Although renters and travelers have been using Airbnb in San Francisco for more than six years, the start-up moved closer toward legitimacy in the city where the company was founded.
The city's board of supervisors on Tuesday approved the "Airbnb law." The legislation now needs a signature from Mayor Ed Lee, who has 10 days to sign, and the law would take effect in February 2015.
The legislation will allow property owners to legally offer their homes as short-term rentals. The growing online Airbnb community has been a boon for travelers, seeking affordable options, and disrupted the hotel and travel industry. Those currently renting properties using Airbnb technically are breaking local rules.
One of the biggest changes after the law's passage will be taxes—and a new source of revenue for the city.
Airbnb will be subject to hotel taxes, which are at 14.5 percent in the city, according to Board of Supervisors President David Chiu. He estimates San Francisco will bring in between $12 million and $15 million in the first year, thanks to the city's 14.5 percent hotel tax.
The new regulations also will require Airbnb, and other home-sharing hosts, only offer short-term rentals of no more than 90 days. The legislation will also include the creation of a city registry for those renting out their homes. Renters also will get $500,000 in liability insurance per listing.
After two years of tweaks, Chiu of the board of supervisors said he's happy with the outcome of the legislation he spearheaded. This despite critics who say it will only worsen the affordable housing crisis San Francisco faces.
In an op-ed to the San Francisco Chronicle, Sen. Dianne Feinstein, D-Calif., called on Mayor Lee to veto the bill, and protect the residential nature of the city. "Those of us who value the residential character of our neighborhoods and are invested in the city's quality of life will see all of this washed away by a blanket commercialization of our neighborhoods," she said in the article.
But board president Chiu argues the bill keeps short-term rentals in check. "The new law will make it 1,000 percent clear that if you are a landlord evicting tenants to create a year-round hotel, or a tenant using multiple units, you will get hit with fines of thousands of dollars per day, and potential criminal charges," he said.
According to the bill, all hosts have to abide by rent control laws, and renters will not be allowed to engage in short-term rentals for vacation homes or second homes. In order to rent, you must be a primary resident in the home you are sharing, and you have to live in the home more than nine months of the year, Chiu said.
In a blog post, Airbnb said the San Francisco legislation will "give regular people the right to share the home in which they live, and make it fair to share in San Francisco. This vote is a great victory for San Franciscans who want to share their home and the city they love."
There are between 5,000 and 6,000 rentals nightly in the city via multiple home-sharing services including Airbnb, Chiu says.
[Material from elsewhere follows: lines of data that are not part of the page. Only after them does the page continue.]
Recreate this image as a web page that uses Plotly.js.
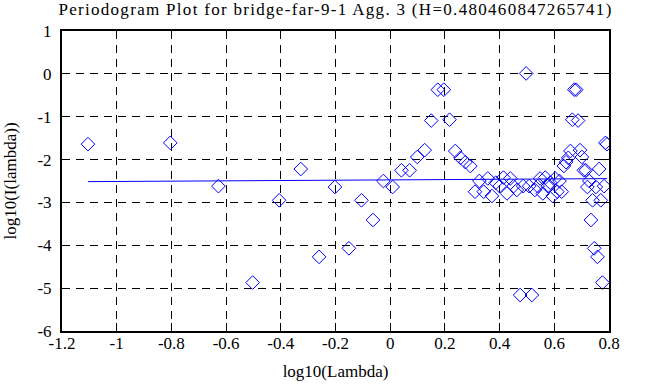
<!DOCTYPE html>
<html>
<head>
<meta charset="utf-8">
<script src="https://cdn.plot.ly/plotly-3.0.1.min.js"></script>
<style>
html,body{margin:0;padding:0;background:#fff;}
#chart{width:663px;height:387px;}
.gtitle{letter-spacing:1.3px;}
</style>
</head>
<body>
<div id="chart"></div>
<script>
// log10(Lambda) for each periodogram ordinate
const logLambda = [
  -1.105, -0.804, -0.628, -0.503, -0.406, -0.327, -0.260, -0.202, -0.151, -0.105,
  -0.063, -0.025, 0.009, 0.041, 0.071, 0.099, 0.126, 0.150, 0.174, 0.196,
  0.217, 0.238, 0.257, 0.275, 0.293, 0.310, 0.326, 0.342, 0.357, 0.372,
  0.386, 0.400, 0.414, 0.427, 0.439, 0.451, 0.463, 0.475, 0.486, 0.497,
  0.508, 0.518, 0.529, 0.539, 0.548, 0.558, 0.567, 0.576, 0.585, 0.594,
  0.603, 0.611, 0.619, 0.627, 0.635, 0.643, 0.651, 0.659, 0.666, 0.673,
  0.680, 0.687, 0.694, 0.701, 0.708, 0.715, 0.721, 0.728, 0.734, 0.740,
  0.746, 0.752, 0.758, 0.764, 0.770, 0.776, 0.782, 0.787, 0.793
];
// log10(I(lambda))
const logI = [
  -1.64, -1.61, -2.62, -4.87, -2.95, -2.22, -4.27, -2.64, -4.07, -2.95,
  -3.41, -2.50, -2.64, -2.25, -2.25, -1.94, -1.78, -1.09, -0.37, -0.37,
  -1.07, -1.80, -1.96, -2.06, -2.15, -2.75, -2.50, -2.75, -2.44, -2.85,
  -2.54, -2.62, -2.42, -2.79, -2.44, -2.62, -2.71, -5.16, -2.62, 0.01,
  -2.62, -5.16, -2.71, -2.62, -2.44, -2.79, -2.42, -2.62, -2.54, -2.85,
  -2.44, -2.75, -2.50, -2.75, -2.15, -2.06, -1.96, -1.80, -1.07, -0.37,
  -0.37, -1.09, -1.78, -1.94, -2.25, -2.25, -2.64, -2.50, -3.41, -2.95,
  -4.07, -2.64, -4.27, -2.22, -2.95, -4.87, -2.62, -1.61, -1.64
];
// fitted line end points
const fitX = [-1.105, 0.793];
const fitY = [-2.515, -2.445];

const xTicks = [-1.2, -1, -0.8, -0.6, -0.4, -0.2, 0, 0.2, 0.4, 0.6, 0.8];
const xTickText = ['-1.2', '-1', '-0.8', '-0.6', '-0.4', '-0.2', '0', '0.2', '0.4', '0.6', '0.8'];
const yTicks = [-6, -5, -4, -3, -2, -1, 0, 1];
const yTickText = ['-6', '-5', '-4', '-3', '-2', '-1', '0', '1'];

const titleText = 'Periodogram Plot for bridge-far-9-1 Agg. 3 (H=0.480460847265741)';

const FONT = 'Liberation Serif, Times New Roman, serif';

const traces = [
  {
    x: logLambda, y: logI, type: 'scatter', mode: 'markers',
    marker: { symbol: 'diamond-open', size: 10.5, color: '#0000ff', line: { width: 1, color: '#0000ff' } },
    hoverinfo: 'skip'
  },
  {
    x: fitX, y: fitY, type: 'scatter', mode: 'lines',
    line: { color: '#0000ff', width: 1 },
    hoverinfo: 'skip'
  }
];

const axisCommon = {
  showline: true, linecolor: '#000', linewidth: 2, mirror: 'allticks',
  ticks: 'inside', ticklen: 8, tickwidth: 1, tickcolor: '#000',
  showgrid: true, gridcolor: '#000', gridwidth: 1, griddash: '8px,6px',
  zeroline: false,
  tickfont: { family: FONT, size: 17, color: '#000' },
  tickmode: 'array'
};

const layout = {
  width: 663, height: 387,
  margin: { l: 62, r: 54, t: 31, b: 56, pad: 0 },
  paper_bgcolor: '#fff', plot_bgcolor: '#fff',
  showlegend: false,
  font: { family: FONT, color: '#000' },
  title: {
    text: titleText, font: { family: FONT, size: 17, color: '#000' },
    x: 0.5, xref: 'paper', xanchor: 'center', y: 0.992, yref: 'container', yanchor: 'top'
  },
  xaxis: Object.assign({}, axisCommon, {
    range: [-1.2, 0.8], tickvals: xTicks, ticktext: xTickText, ticklabelstandoff: -4,
    title: { text: 'log10(Lambda)', font: { family: FONT, size: 17, color: '#000' }, standoff: 13 }
  }),
  yaxis: Object.assign({}, axisCommon, {
    range: [-6, 1], tickvals: yTicks, ticktext: yTickText, ticklabelstandoff: 5,
    title: { text: 'log10(I(lambda))', font: { family: FONT, size: 17, color: '#000' }, standoff: 16 }
  })
};

Plotly.newPlot('chart', traces, layout, { staticPlot: true, displayModeBar: false });
</script>
</body>
</html>
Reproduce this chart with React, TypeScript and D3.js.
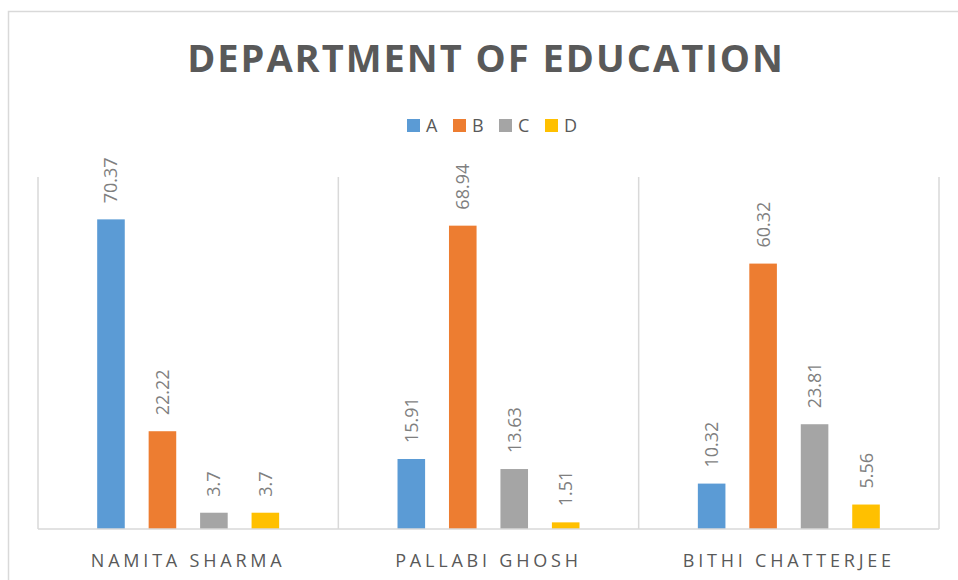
import React from 'react';
import * as d3 from 'd3';

const categories = ['NAMITA SHARMA', 'PALLABI GHOSH', 'BITHI CHATTERJEE'];
const seriesNames = ['A', 'B', 'C', 'D'];
const seriesA = [70.37, 15.91, 10.32];
const seriesB = [22.22, 68.94, 60.32];
const seriesC = [3.7, 13.63, 23.81];
const seriesD = [3.7, 1.51, 5.56];
const colors = ['#5b9bd5', '#ed7d31', '#a5a5a5', '#ffc000'];

const values = [seriesA, seriesB, seriesC, seriesD];

const App: React.FC = () => {
  const width = 958;
  const height = 580;
  // plot area (page coords)
  const left = 38, right = 939, top = 177, bottom = 529;

  const x = d3.scaleBand().domain(categories).range([left, right]).padding(0);
  const xInner = d3.scaleBand()
    .domain(seriesNames)
    .range([0, x.bandwidth()])
    .paddingInner(0.464)
    .paddingOuter(1.15);
  const y = d3.scaleLinear().domain([0, 80]).range([bottom, top]);

  const font = "'Open Sans', sans-serif";
  const boundaries = [...categories.map(c => x(c) as number), right];

  // legend layout
  const legendStep = 46;
  const legendX0 = 407;

  return (
    <svg width={width} height={height} style={{ position: 'absolute', left: 0, top: 0, background: '#fff' }}>
      {/* chart frame */}
      <rect x={8.5} y={11.5} width={1000} height={1000} fill="#fff" stroke="#d9d9d9" strokeWidth={1.5} />

      <text x={486} y={72} textAnchor="middle" fontFamily={font} fontWeight={700}
        fontSize={38} letterSpacing={2} fill="#595959">DEPARTMENT OF EDUCATION</text>

      {/* legend */}
      {seriesNames.map((s, i) => (
        <g key={s} transform={`translate(${legendX0 + i * legendStep},119)`}>
          <rect width={13} height={13} fill={colors[i]} />
          <text x={19} y={13} fontFamily={font} fontSize={18} fill="#595959">{s}</text>
        </g>
      ))}

      {/* vertical gridlines at category boundaries */}
      {boundaries.map((b, i) => (
        <line key={i} x1={b} x2={b} y1={top} y2={bottom} stroke="#d9d9d9" strokeWidth={1.5} />
      ))}

      {/* bars */}
      {categories.map((c, ci) => (
        <g key={c} transform={`translate(${x(c)},0)`}>
          {seriesNames.map((s, si) => {
            const v = values[si][ci];
            const bx = xInner(s) as number;
            const bw = xInner.bandwidth();
            return (
              <g key={s}>
                <rect x={bx} y={y(v)} width={bw} height={bottom - y(v)} fill={colors[si]} />
                <text transform={`translate(${bx + bw / 2 + 6.5},${y(v) - 16}) rotate(-90)`}
                  fontFamily={font} fontSize={18} fill="#7f7f7f">{v}</text>
              </g>
            );
          })}
        </g>
      ))}

      {/* category axis line */}
      <line x1={left} x2={right} y1={bottom} y2={bottom} stroke="#d9d9d9" strokeWidth={1.5} />

      {categories.map(c => (
        <text key={c} x={(x(c) as number) + x.bandwidth() / 2} y={567} textAnchor="middle"
          fontFamily={font} fontSize={18} letterSpacing={3.8} fill="#595959">{c}</text>
      ))}
    </svg>
  );
};

export default App;
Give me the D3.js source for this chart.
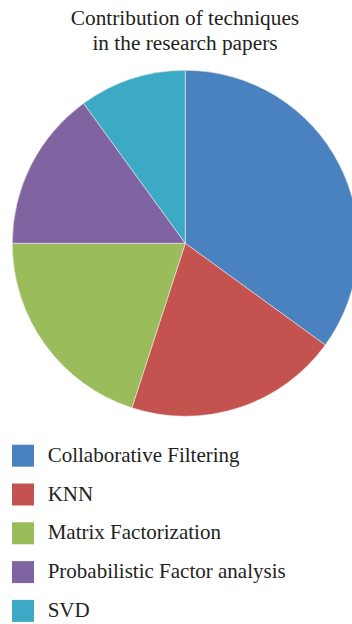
<!DOCTYPE html>
<html>
<head>
<meta charset="utf-8">
<script src="https://cdn.jsdelivr.net/npm/d3@7"></script>
<style>
  html, body { margin: 0; padding: 0; background: #fff; }
  svg { display: block; }
</style>
</head>
<body>
<svg id="chart" width="352" height="624"></svg>
<script>
const categories = ["Collaborative Filtering", "KNN", "Matrix Factorization", "Probabilistic Factor analysis", "SVD"];
const values = [35, 20, 20, 15, 10];
const colors = ["#4a81bf", "#c4534f", "#9bbc5a", "#8064a2", "#3ca9c5"];
const titleLines = ["Contribution of techniques", "in the research papers"];

const svg = d3.select("#chart");
const font = "'Liberation Serif', 'Times New Roman', serif";

// Title
svg.append("text")
  .attr("x", 185).attr("y", 24.5)
  .attr("text-anchor", "middle")
  .attr("font-family", font).attr("font-size", 21.3).attr("fill", "#231f20")
  .selectAll("tspan").data(titleLines).join("tspan")
  .attr("x", 185).attr("dy", (d, i) => i === 0 ? 0 : 25.5)
  .text(d => d);

// Pie
const cx = 185.3, cy = 243.3, r = 173;
const pie = d3.pie().sort(null).value(d => d.value);
const arc = d3.arc().innerRadius(0).outerRadius(r);
const data = categories.map((c, i) => ({ name: c, value: values[i], color: colors[i] }));

svg.append("g")
  .attr("transform", `translate(${cx},${cy})`)
  .selectAll("path").data(pie(data)).join("path")
  .attr("d", arc)
  .attr("fill", d => d.data.color)
  .attr("stroke", "#e8e8e8").attr("stroke-width", 0.6);

// Legend
const legend = svg.append("g").attr("transform", "translate(12,444.7)");
const rows = legend.selectAll("g").data(data).join("g")
  .attr("transform", (d, i) => `translate(0,${i * 38.8})`);
rows.append("rect")
  .attr("width", 22).attr("height", 22)
  .attr("fill", d => d.color);
rows.append("text")
  .attr("x", 35.7).attr("y", 17)
  .attr("font-family", font).attr("font-size", 21).attr("fill", "#231f20")
  .text(d => d.name);
</script>
</body>
</html>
In June this year, Portland also moved to legalize short-term rentals, though the guidelines are less comprehensive.
The San Francisco bill, and movement in Portland, are part of a larger evolution of the sharing economy.
Sometimes called collaborative consumption, consumers dip into buying and selling goods and services that traditionally have been relegated to professionals. Strapped for cash after the recession, homeowners and drivers have been renting homes or driving passengers.
"Politically, other cities will be pushed to do what San Francisco did, because more people will want to rent out their houses and cars," said Aswath Damodaran, professor of finance at NYU Stern School of Business.
Ultimately, new rules imposed on upstarts could even the playing field and encourage innovation and competition among start-ups and established businesses.
"The field becomes more even, between Airbnb and the hotel establishment, but the advantage goes to those who are more flexible," Damodaran said.
As for which cities are next to approve regulations, Damodaran says he thinks Los Angeles is next in line.
"What happened in San Francisco will happen around the country," he said. "I think Los Angeles is a next natural fit instead of New York, because people in L.A. are more likely to own their homes or apartments."